Milhares de pessoas vão em encontros por este mundo fora e é sabido que o sucesso ou insucesso de tal empreitada vai muito além da atração física. Todos parecem procurar por aquele ‘clique’, uma espécie de pressentimento que não se explica mas que efetivamente se sente. A pergunta de um milhão de euros que se mantém é: o que causa esse ‘clique’ e gera a atração inexplicável que vai além de uma mera inclinação física? Se o estimado leitor está na dúvida se entrou na rúbrica certa ou se por acaso está na secção de Life Style, digo-lhe que sim, por estranho que possa parecer, continuamos a falar de ciência.

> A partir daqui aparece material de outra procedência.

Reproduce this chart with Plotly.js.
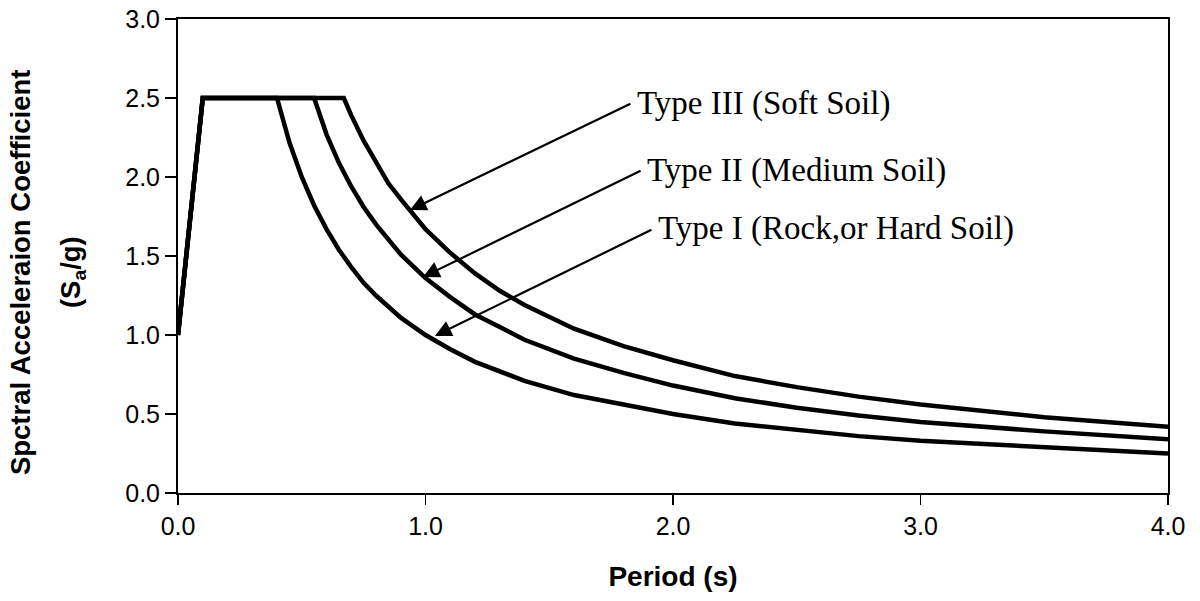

Para tentar encontrar uma explicação para esta ‘faísca’ entre indivíduos, foi desenvolvida uma experiência com base naquilo a que chamaríamos em estrangeirismo blind date ou traduzindo à letra, um encontro às cegas. Vários desconhecidos foram colocados frente-a-frente, interagiram por um determinado período de tempo e vários parâmetros foram medidos. Foram inquiridos três segundos após verem a outra pessoa e, novamente, no fim do encontro, quanto à atração que sentiam pela pessoa à sua frente e quanto à sua vontade de a voltar a ver num novo encontro. Os responsáveis por este estudo criaram a hipótese de que, se esse ‘clique’ realmente existisse, teria de haver alguma manifestação física do mesmo. E mais, para que ambos sentissem essa inclinação, certos sinais teriam de ser observados em ambos os membros do casal.
Procurou-se por dois tipos de sinais: respostas miméticas, que incluem tudo aquilo que é feito de forma consciente ou que, pelo menos, a pessoa consegue controlar (temos como exemplos a expressão facial, gestos ou toque); e respostas síncronas, que incluem respostas fisiológicas que são inconscientes (neste caso, foram medidos o ritmo cardíaco e a condutividade da pele). Num aparte, a condutividade da pele refere-se à capacidade que esta tem de conduzir corrente elétrica. Esta propriedade varia com o nosso estado emocional e parece estar relacionada com as glândulas sudoríparas.
Voltando ao estudo e começando pela mimetização, foi encontrada uma relação positiva entre a atração e um maior uso de alguns gestos, nomeadamente sorrir, olhar nos olhos, movimentar as mãos ou simplesmente acenar. No entanto, a quantidade de gestos que cada indivíduo fazia ao longo do encontro foi relativamente constante. Ou seja, não parecia estar dependente do decorrer do encontro, mas sim da primeira impressão visual que as pessoas tinham uma da outra. De certa forma, estes parecem estar mais relacionados com atração física e não necessariamente com a ‘faísca’ que os investigadores procuravam. Falando de sincronismo, os resultados foram bastante mais conclusivos. Acontece que, à medida que o encontro decorria, em casais que quiseram avançar para um segundo encontro, houve um aumento de sincronismo de ritmo cardíaco e condutividade da pele. Ou seja, quanto melhor corria o encontro, mais os ritmos cardíacos das duas pessoas se sincronizavam e o mesmo para a condutividade da pele.
Ao contrário dos gestos miméticos, o sincronismo fisiológico não parece estar relacionado com atração física, mas sim com uma maior reciprocidade afetiva. Numa referência a outros estudos, os sincronismos de ritmo cardíaco e condutividade da pele já tinham sido identificados em casais com o aumento da intimidade e familiaridade, podendo ser despoletados através de contacto físico ou contacto visual. Quanto maior o tempo que passam juntos e a sua cumplicidade, maior o sincronismo. Interessante descobrir que esses dois sincronismos se iniciam logo num primeiro encontro e que podem mesmo estar por detrás daquela ‘faísca’ que nos leva à outra pessoa.